Sunday, May 29, 2011

The Race to Get Them Planted

Yesterday was a perfect day for several hours of digging.  The morning temperature was in the sixties and the drizzle I drove through on the way to University City wasn't falling when I got there.  I dug sixty-one plants, many of them pretty good clumps, and packed every available space in the car with them, save for the space I allowed Lola the Poodle in the back seat.

After lunch I planted about forty-five that were left over from the previous day's dig.

It's clear to me now that I have more interesting plants than I have space in my two hybridizing beds to display them, so I'm going to have to plant the whole collection without much planning, use the ample space in the back yard, and figure out a proper planting scheme for next year.

Today was the beginning of a substantial warming trend, with a high of near ninety predicted.  Kathy and I both got outside right after breakfast.  Here she is several hours later, planting the line-out bed, where we are growing various things in blocks.

I took the earth auger out to the shorter of the two big display beds near the street and planted all the ones I dug yesterday plus a dozen or so more that were either sitting in a pan of water or growing in pots.

Getting them planted before they bloom is exciting, but even more exciting is the sight of new seedlings breaking the surface.  I spotted them from the bedroom window yesterday morning and confirmed what I saw when I took the picture of the robin eggs.  Here's a picture of a mass planting of several dozen seeds sown densely about an inch deep.

That cross marker, "BCVL x Boundless" means my seedling from BUTTER CREAM X VICTORIAN LACE by BOUNDLESS BEAUTY.  The marker at the bottom of the photo, "Papa Luz x Boundless" is shorthand within shorthand.  "Papa Luzio" is a nickname for a seedling from (BETTY WARREN WOODS X PERSIMMON PUNCH) X BUTTER CREAM.  My friend, Ken Luzio, had admired a bright yellow seedling from BETTY WARREN WOODS X PERSIMMON PUNCH, so I nicknamed it "Ken's Yellow."  Then I nicknamed its offspring "Papa Luzio."  That seedling was vigorous and it had a nice scape with bright medium yellow flowers that just didn't thrill me.  So, before abandoning it, I made a final cross with the exemplary BOUNDLESS BEAUTY.

Here's another one that stirs up my hopes:

"Tulip" is a nickname for a seedling of exceptional blue pewter color from BEST KEPT SECRET X TARTA.  As the name indicates, there is often an opening problem, resulting in a flower that resembles a tulip.  "Ummies" is the exceptional pink, rose, and pewter lavender flower, UMBRELLAS OF CHERBOURG by the late Steve Moldovan.  My goal is to retain the distinctive color of "Tulip" on a flower that opens correctly.

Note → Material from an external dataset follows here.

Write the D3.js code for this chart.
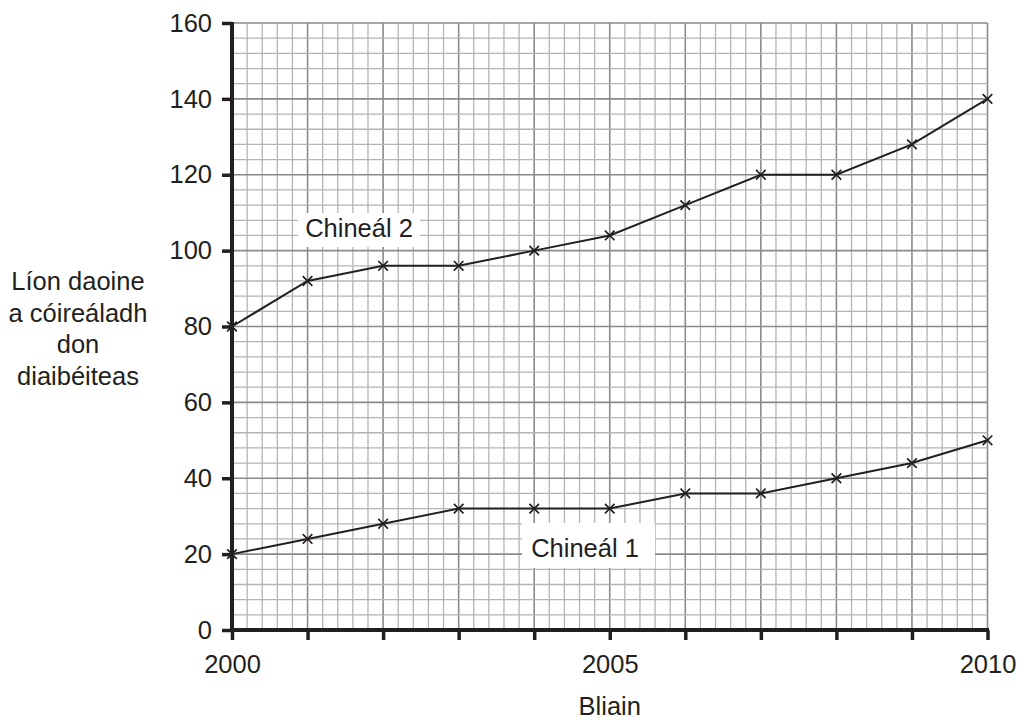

We were finished for the day a little before one and had our lunch staring out the big sliding glass door at the water of Hidden Lake.  I wish I had the power of Hercules and the endurance to go out there and plant another seventy, but I don't think I ever had that kind of energy.

I'm starting to think ahead now to the circles and broken circles I've designed in the gardens in the back yard.  I'm going to encircle the shrub, Spirea "Gold Mound" with plants of the daylily, ELIJAH, and that will be my "Ring of Fire" bed.  I need a plant of the daylily, JOHNNY CASH somewhere nearby.  On the far corner of the lawn, I have four beds around a circular bed.  I've "painted" the picture to show one of two ideas I had for planting on the curve of each bed.  The picture below shows, with too bright a pink, the effect I have in mind with a mass planting of the daylily JACQUELINE KENNEDY ONASSIS.

The next photo changes the color to cream with just a hint of pink, which is not visible in my painted picture.  In this case, the mass planting would employ the daylily GREEK EFFECT.

I have two sets of four beds like this in the back yard and might just use both ideas, as I have enough plants to realize this vision this season.